Kamis, 08 November 2012

Merosotnya Nilai Mata Uang Rupiah




Uang dalam ilmu ekonomi tradisional didefinisikan sebagai setiap alat tukar yang dapat diterima secara umum. Banyak sekali fungsi uang yang dapat di gunakan salah satunya sebagai alat tukar. Dengan perkembangan ekonomi internasional yang semakin pesat, hubungan ekonomi antarnegara akan menjadi saling terkait dan mengakibatkan peningkatan arus perdagangan barang maupun uang serta modal antarnegara. Terjadinya perubahan indikator makro di negara lain, secara tidak langsung akan berdampak pada indikator suatu negara.

 Dengan diberlakukannya sistem nilai tukar mengambang penuh/bebas yang dimulai sejak Agustus 1997, posisi nilai tukar rupiah terhadap mata uang asing (khususnya US$) ditentukan oleh mekanisme pasar. Sejak masa itu naik turunnya nilai tukar (fluktuasi) ditentukan oleh kekuatan pasar.
 Pergerakan nilai tukar rupiah terhadap US$ pasca diberlakukannya sistem nilai tukar mengambang terus mengalami kemerosotan. Pengamat ekonomi Salamuddin Daeng menilai ada 10 faktor penyebab merosotnya kurs rupiah. Faktor tersebut antara lain : 
  1. Terjadi defisit perdagangan akibat meningkatnya impor barang konsumsi dan impor pangan.
  2. Akibat defisit dalam neraca pembayaran merupakan akibat minimnya penerimaan ekspor, dan minimnya penarikan utang luar negeri.
  3. Arus modal keluar yang sangat tinggi akibat keluar investor dari pasar keuangan, bursa saham, arus modal keluar.
  4. Pembayaran utang luar negeri yang jatuh tempo dan bunga utang dalam jumlah yang sangat besar. Cicilan utang dan bunga utang yang harus dibayar pemerintah dalam tahun 2012 mencapai Rp. 160 triliun.
  5. Cadangan devisa yang terus merosot, ditambah dengan keengganan BI untuk melakukan intervensi pasar uang. BI menganggap, intervensi pasar mengganggu stabilitas perdagangan. Kenaikan harga dollar mungkin dianggap sebagai stimulus ekspor.
  6. Berpindahnya para spekulen dari pasar komoditas ke pasar uang dengan membeli mata uang dollar US. Keadaan ini tercermin dari jatuhnya harga saham komoditas unggulan pada Bursa Efek Indonesia (BEI).
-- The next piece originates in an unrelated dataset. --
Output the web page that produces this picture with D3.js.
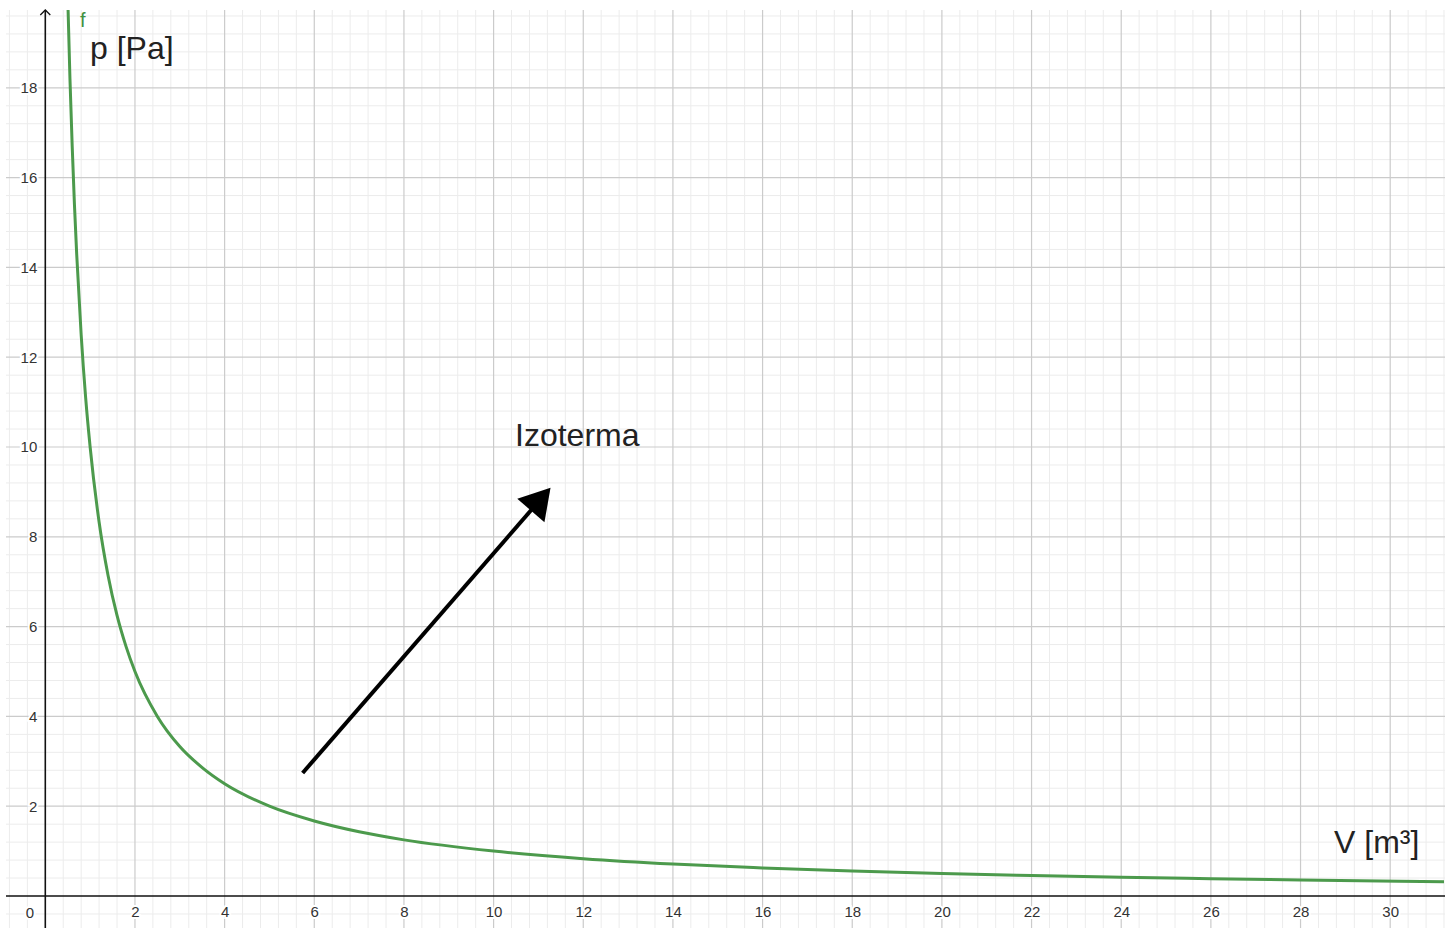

Para spekulen lebih memilih pasar uang dengan membeli US dollar dibandingkan pasar komoditas.
  7. Pembayaran utang swasta yang semakin besar di tengah menurunnya harga saham komoditas utama seperti batubara, sawit.
  8. Melemahnya kepercayaan investor kepada pemerintah SBY menyebabkan investor menarik uang mereka dari Surat Utang Negara (SUN).
  9. Tingginya angka korupsi di Indonesia, dimana hasil korupsi tidak disimpan di bank-bank dalam negeri karena kekuatan yang besar oleh pemeriksaan PPATK. disinyalir para pejabat Indonesia mengalirkan uang miliaran dollar ke bank-bank di luar negeri setiap tahun.
  10. Rencana stimulus ekonomi AS sebesar USD 2 yang akan dikeluarkan oleh Federal Reserve AS. Diperkirakan hal ini akan mendorong sentimen investor internasional termasuk yang ada di Indonesia untuk memborong dollar. Rencana yang kemungkinan besar dilakukan pada bulan September itu, akan menjerumuskan rupiah pada tingkat yang paling rendah.
        Dampak penurunan nilai tukar adalah secara efektif akan menurunkan daya beli (permintaan) konsumen terutama masyarakat berpendapatan menengah dan rendah (miskin). Dampak penurunan permintaan ini akan mendorong menurunnya produksi barang dan jasa.

       Untuk itu, BI sebagai otoritas moneter diharapkan dapat menstabilkan nilai tukar rupiah, dalam upaya menciptakan iklim investasi yang kondusif dengan menetapkan beberapa kebijakan moneter antara lain dengan operasi terbuka, penetapan cadangan wajib minimum, kebijakan nilai tukar, pengelolaan cadangan devisa, dan kredit program.